There are hardly any noteworthy cases in India of promoters letting their CEOs run their businesses. No one wants to let go of control over their empire
When did you last hear of a founder who quietly faded into the sunset, leaving the reins of the company to its professional CEO? Did I just hear a cynical scoff or did someone say it is oxymoronic behaviour of sorts?
Most business founders have their unique way of staying on, even if they had ‘volunteered’ to move on and hand over the reins to professional managers.
In recent times, Murthy & Co became the lead actors in the boardroom potboiler at Infosys where they appeared to have relaxed control, but continued to play an active role in a boardroom drama. Far away, on the other side of the globe, Travis Kalanick is alleged to have brought his pack of directors on the Uber board, even after being ousted under not-so-glorious circumstances. What then makes a founder hold on to their company?
Without a doubt, a company’s birth is seeded by the dream of an entrepreneur, and therefore one cannot deny the intense attachment that any founder nurtures towards the enterprise.
Growth of family businesses to MNCs
Most of the world’s largest corporations all started this way: IBM, GE, Walmart, Unilever, Toyota, Daimler, the list is long. Virtually the entire Fortune 1000 saw similar origins. Most of them are public companies today, analysed to death quarter to quarter. While a few of them continue to be private or strongly controlled by the founder group or family, others have created a professional management structure and layer to run their complex operations. This has seen them grow into some of the top MNCs today.

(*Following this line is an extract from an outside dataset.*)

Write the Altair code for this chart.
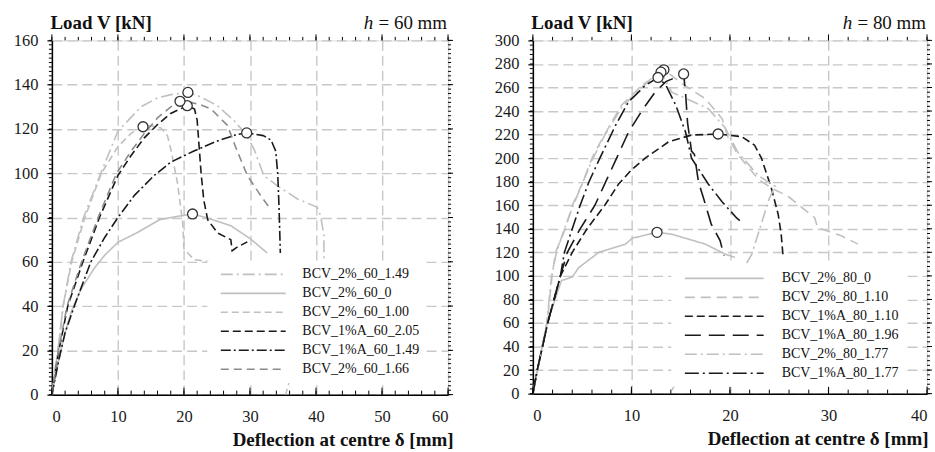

Their boards saw infusion of external talent as well. What triggered this? Scale, new markets, intense competition, need for structure, increasing regulatory requirements, and sometimes reluctance of the next generation of the founder group to dirty their hands in running these companies–all of these could be possible reasons.
The Ford Motor Company today is different from the days when Henry Ford ran the company sleeves rolled-up, right down to famously deciding the colour of his Model Ts! Founders today can opt to play any role they wish–they could be passive shareholders, content to collect their dividend and get on with their own lives; some are founder board members who are active, including deciding the choice of CEO and assessing their performance. Carly Fiorina had a taste of this when the Hewlett and Packard families, which together owned close to 7 percent of the company, opposed the HP-Compaq merger, and Fiorina eventually found herself fired by the HP board.
Family businesses in India
In India, founder families or promoters as they are often called, have been more direct and honest than their Western counterparts about wanting to control and run their companies. These companies are like family heirlooms, to be nurtured, grown and handed over to the next generation to manage. Admirably many of have indeed doggedly grown their companies over generations. Some, such as Reliance or the OP Jindal Group, had to split the family heirloom to satisfy multiple family members, and in turn these smaller parts have again grown into a sum total which is larger than the original company.
However, some have also died owing to their inability to face competition and reinvent themselves. Sadly, there are many who were wiped off due to serious meddling in the professional management of the company, or worse, taken to financial ruin by reckless spending and random business decisions.